NH House panel shelves long-term power deal legislation
Committee votes to retain measure that would have allowed Eversource deal with Hydro-Quebec
The House Science, Technology and Energy Committee voted overwhelmingly Tuesday to retain Senate Bill 128, a bill that would have enabled Eversource to purchase power for its New Hampshire customers over Northern Pass transmission lines.
The action puts off any chance of the Public Utilities Commission beginning consideration of a 20-year power purchase agreement (PPA) between Eversource and Hydro-Quebec to buy 100 megawatts of power dedicated to New Hampshire customers until the start of next year.
Eversource, which redacted terms of the contract, had argued that the agreement would have saved $100 million under most scenarios, but would have cost ratepayers more under one. But the PUC never got around to evaluating the economic benefits of the agreement because it ruled the deal violated both the state’s restructuring law and a recent agreement for Eversource to divest itself of its generating assets. The PPA was “essentially the same as Eversource owning an electric generating facility,” the PUC ruled.
SB 128, however, would alter that restructuring law, permitting the PUC to consider a PPA if it can be shown that it lowers electric costs and would “reasonably protect ratepayers from stranded costs,” and it would minimize any impact on the competitive market.
The bill does not specify the Eversource PPA with Hydro-Quebec and could apply to any utility or non-utility PPA for any energy source, including wind and solar, but not gas, which was stripped of the bill, partly to mollify those who oppose gas pipelines going through their districts.
But that also turned off some supporters in the NH House, including Rep. Michael Vose, R-Epping, the only person who spoke before the committee, which voted 20-1 to retain the bill.

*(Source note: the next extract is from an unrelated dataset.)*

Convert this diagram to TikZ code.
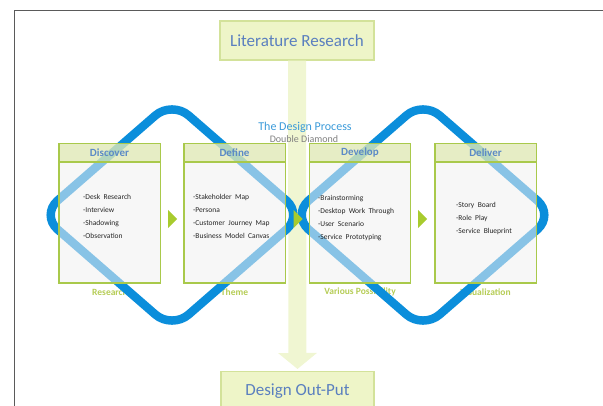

“The fact that it doesn’t include gas is a huge issue. I’d like to think about creative ways to make this better,” Voss said. He also said he was influenced by the PUC’s concern that it would disrupt auctioning off Eversource’s assets.
PUC officials also urged that the restructuring process be completed before lawmakers start tinkering with state law, but the Consumer Advocate’s office favored the bill, arguing that it would rightly give the PUC more power to determine what would lower electric rates.
But the Consumer Advocate’s did say it should be amended to require that the terms of such long-term contracts be disclosed to the public.
Other committee members, including like Rep. Bob Backus, D- Manchester, had previously expressed that the bill would allow the utility to do an end run around restructuring. Backus told NH Business Review that he argued to kill the bill, but said that perhaps retaining the measure was best, since it couldn’t be reversed on the House floor.
The Sierra Club, however, wanted to kill the bill, saying it might leave ratepayers on the hook for any large energy project.
Eversource emphasized that the PPA was not a requirement for state siting approval of Northern Pass, but said would still benefit from the deal, with $600 million of lower energy costs apart for the PPA over the course of a decade.
That doesn’t includes taxes, jobs and other benefits, it said.
“We understand the importance of considering this proposed legislation carefully,” said Bill Quinlan, president of New Hampshire operations at Eversource in a statement. “We are committed to continuing to work intently with the NH Legislature, the PUC and other parties to identify solutions for delivering much-needed energy rate relief for our customers.”